··· DATA SHOWN

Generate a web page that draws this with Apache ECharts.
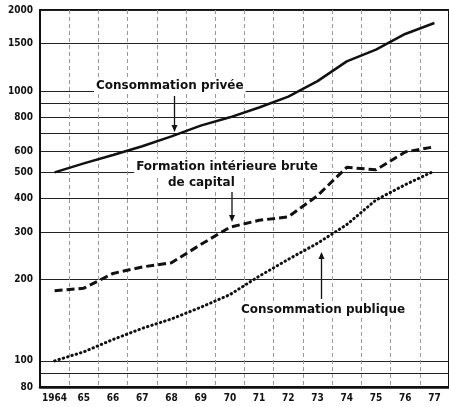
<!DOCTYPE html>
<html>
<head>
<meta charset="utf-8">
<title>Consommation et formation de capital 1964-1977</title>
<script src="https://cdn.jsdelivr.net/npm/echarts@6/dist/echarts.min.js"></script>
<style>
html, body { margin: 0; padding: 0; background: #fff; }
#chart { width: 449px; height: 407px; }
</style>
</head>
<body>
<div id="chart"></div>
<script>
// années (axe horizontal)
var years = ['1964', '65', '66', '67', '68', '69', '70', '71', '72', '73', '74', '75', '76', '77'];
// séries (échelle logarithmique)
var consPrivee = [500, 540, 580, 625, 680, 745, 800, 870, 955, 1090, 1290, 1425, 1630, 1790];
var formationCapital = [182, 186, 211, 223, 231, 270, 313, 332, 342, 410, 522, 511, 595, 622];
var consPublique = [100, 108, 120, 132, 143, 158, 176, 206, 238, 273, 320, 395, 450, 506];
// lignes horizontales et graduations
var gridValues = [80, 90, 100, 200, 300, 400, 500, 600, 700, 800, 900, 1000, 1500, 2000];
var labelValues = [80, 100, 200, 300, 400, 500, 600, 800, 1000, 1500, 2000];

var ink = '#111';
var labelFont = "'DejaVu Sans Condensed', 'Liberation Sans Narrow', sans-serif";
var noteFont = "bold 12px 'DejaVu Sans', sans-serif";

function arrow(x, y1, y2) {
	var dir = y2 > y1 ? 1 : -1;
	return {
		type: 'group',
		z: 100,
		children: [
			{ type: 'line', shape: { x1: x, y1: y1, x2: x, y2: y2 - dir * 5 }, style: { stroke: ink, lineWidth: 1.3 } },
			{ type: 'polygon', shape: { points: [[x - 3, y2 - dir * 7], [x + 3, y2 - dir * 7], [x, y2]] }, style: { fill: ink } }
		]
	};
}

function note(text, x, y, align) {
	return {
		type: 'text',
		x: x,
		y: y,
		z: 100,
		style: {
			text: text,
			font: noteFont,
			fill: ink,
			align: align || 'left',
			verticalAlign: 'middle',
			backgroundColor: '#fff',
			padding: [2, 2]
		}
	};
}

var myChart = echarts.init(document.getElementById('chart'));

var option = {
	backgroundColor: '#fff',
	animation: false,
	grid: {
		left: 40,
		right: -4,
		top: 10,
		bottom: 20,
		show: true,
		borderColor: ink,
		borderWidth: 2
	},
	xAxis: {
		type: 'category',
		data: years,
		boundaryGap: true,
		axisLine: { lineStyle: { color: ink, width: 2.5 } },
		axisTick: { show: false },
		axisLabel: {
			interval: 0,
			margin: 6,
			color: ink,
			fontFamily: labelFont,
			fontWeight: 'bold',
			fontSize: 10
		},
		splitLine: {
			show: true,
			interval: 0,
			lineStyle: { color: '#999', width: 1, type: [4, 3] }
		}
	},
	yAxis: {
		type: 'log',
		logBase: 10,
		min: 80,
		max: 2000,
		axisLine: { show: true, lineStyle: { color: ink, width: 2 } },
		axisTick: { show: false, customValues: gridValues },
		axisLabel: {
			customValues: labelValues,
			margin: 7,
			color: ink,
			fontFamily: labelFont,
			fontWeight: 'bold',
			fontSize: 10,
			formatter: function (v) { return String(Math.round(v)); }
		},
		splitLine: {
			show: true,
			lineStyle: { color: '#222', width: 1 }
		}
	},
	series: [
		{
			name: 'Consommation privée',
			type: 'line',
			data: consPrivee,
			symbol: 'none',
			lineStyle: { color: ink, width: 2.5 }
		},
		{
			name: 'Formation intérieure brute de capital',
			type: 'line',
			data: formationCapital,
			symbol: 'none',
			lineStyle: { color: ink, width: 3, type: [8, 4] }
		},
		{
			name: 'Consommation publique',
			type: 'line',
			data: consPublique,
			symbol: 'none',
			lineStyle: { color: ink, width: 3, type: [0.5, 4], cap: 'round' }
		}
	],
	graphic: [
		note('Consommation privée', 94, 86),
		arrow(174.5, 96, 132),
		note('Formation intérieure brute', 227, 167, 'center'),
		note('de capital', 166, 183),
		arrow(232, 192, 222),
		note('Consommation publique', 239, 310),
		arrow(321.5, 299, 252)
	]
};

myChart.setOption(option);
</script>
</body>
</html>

······

* _WHAT IS REQUIRED_
Omit the pictures and give the material again, exactly and in full.

* _OUTPUT BELOW_
Generate a web page that draws this with Apache ECharts.
<!DOCTYPE html>
<html>
<head>
<meta charset="utf-8">
<title>Consommation et formation de capital 1964-1977</title>
<script src="https://cdn.jsdelivr.net/npm/echarts@6/dist/echarts.min.js"></script>
<style>
html, body { margin: 0; padding: 0; background: #fff; }
#chart { width: 449px; height: 407px; }
</style>
</head>
<body>
<div id="chart"></div>
<script>
// années (axe horizontal)
var years = ['1964', '65', '66', '67', '68', '69', '70', '71', '72', '73', '74', '75', '76', '77'];
// séries (échelle logarithmique)
var consPrivee = [500, 540, 580, 625, 680, 745, 800, 870, 955, 1090, 1290, 1425, 1630, 1790];
var formationCapital = [182, 186, 211, 223, 231, 270, 313, 332, 342, 410, 522, 511, 595, 622];
var consPublique = [100, 108, 120, 132, 143, 158, 176, 206, 238, 273, 320, 395, 450, 506];
// lignes horizontales et graduations
var gridValues = [80, 90, 100, 200, 300, 400, 500, 600, 700, 800, 900, 1000, 1500, 2000];
var labelValues = [80, 100, 200, 300, 400, 500, 600, 800, 1000, 1500, 2000];

var ink = '#111';
var labelFont = "'DejaVu Sans Condensed', 'Liberation Sans Narrow', sans-serif";
var noteFont = "bold 12px 'DejaVu Sans', sans-serif";

function arrow(x, y1, y2) {
	var dir = y2 > y1 ? 1 : -1;
	return {
		type: 'group',
		z: 100,
		children: [
			{ type: 'line', shape: { x1: x, y1: y1, x2: x, y2: y2 - dir * 5 }, style: { stroke: ink, lineWidth: 1.3 } },
			{ type: 'polygon', shape: { points: [[x - 3, y2 - dir * 7], [x + 3, y2 - dir * 7], [x, y2]] }, style: { fill: ink } }
		]
	};
}

function note(text, x, y, align) {
	return {
		type: 'text',
		x: x,
		y: y,
		z: 100,
		style: {
			text: text,
			font: noteFont,
			fill: ink,
			align: align || 'left',
			verticalAlign: 'middle',
			backgroundColor: '#fff',
			padding: [2, 2]
		}
	};
}

var myChart = echarts.init(document.getElementById('chart'));

var option = {
	backgroundColor: '#fff',
	animation: false,
	grid: {
		left: 40,
		right: -4,
		top: 10,
		bottom: 20,
		show: true,
		borderColor: ink,
		borderWidth: 2
	},
	xAxis: {
		type: 'category',
		data: years,
		boundaryGap: true,
		axisLine: { lineStyle: { color: ink, width: 2.5 } },
		axisTick: { show: false },
		axisLabel: {
			interval: 0,
			margin: 6,
			color: ink,
			fontFamily: labelFont,
			fontWeight: 'bold',
			fontSize: 10
		},
		splitLine: {
			show: true,
			interval: 0,
			lineStyle: { color: '#999', width: 1, type: [4, 3] }
		}
	},
	yAxis: {
		type: 'log',
		logBase: 10,
		min: 80,
		max: 2000,
		axisLine: { show: true, lineStyle: { color: ink, width: 2 } },
		axisTick: { show: false, customValues: gridValues },
		axisLabel: {
			customValues: labelValues,
			margin: 7,
			color: ink,
			fontFamily: labelFont,
			fontWeight: 'bold',
			fontSize: 10,
			formatter: function (v) { return String(Math.round(v)); }
		},
		splitLine: {
			show: true,
			lineStyle: { color: '#222', width: 1 }
		}
	},
	series: [
		{
			name: 'Consommation privée',
			type: 'line',
			data: consPrivee,
			symbol: 'none',
			lineStyle: { color: ink, width: 2.5 }
		},
		{
			name: 'Formation intérieure brute de capital',
			type: 'line',
			data: formationCapital,
			symbol: 'none',
			lineStyle: { color: ink, width: 3, type: [8, 4] }
		},
		{
			name: 'Consommation publique',
			type: 'line',
			data: consPublique,
			symbol: 'none',
			lineStyle: { color: ink, width: 3, type: [0.5, 4], cap: 'round' }
		}
	],
	graphic: [
		note('Consommation privée', 94, 86),
		arrow(174.5, 96, 132),
		note('Formation intérieure brute', 227, 167, 'center'),
		note('de capital', 166, 183),
		arrow(232, 192, 222),
		note('Consommation publique', 239, 310),
		arrow(321.5, 299, 252)
	]
};

myChart.setOption(option);
</script>
</body>
</html>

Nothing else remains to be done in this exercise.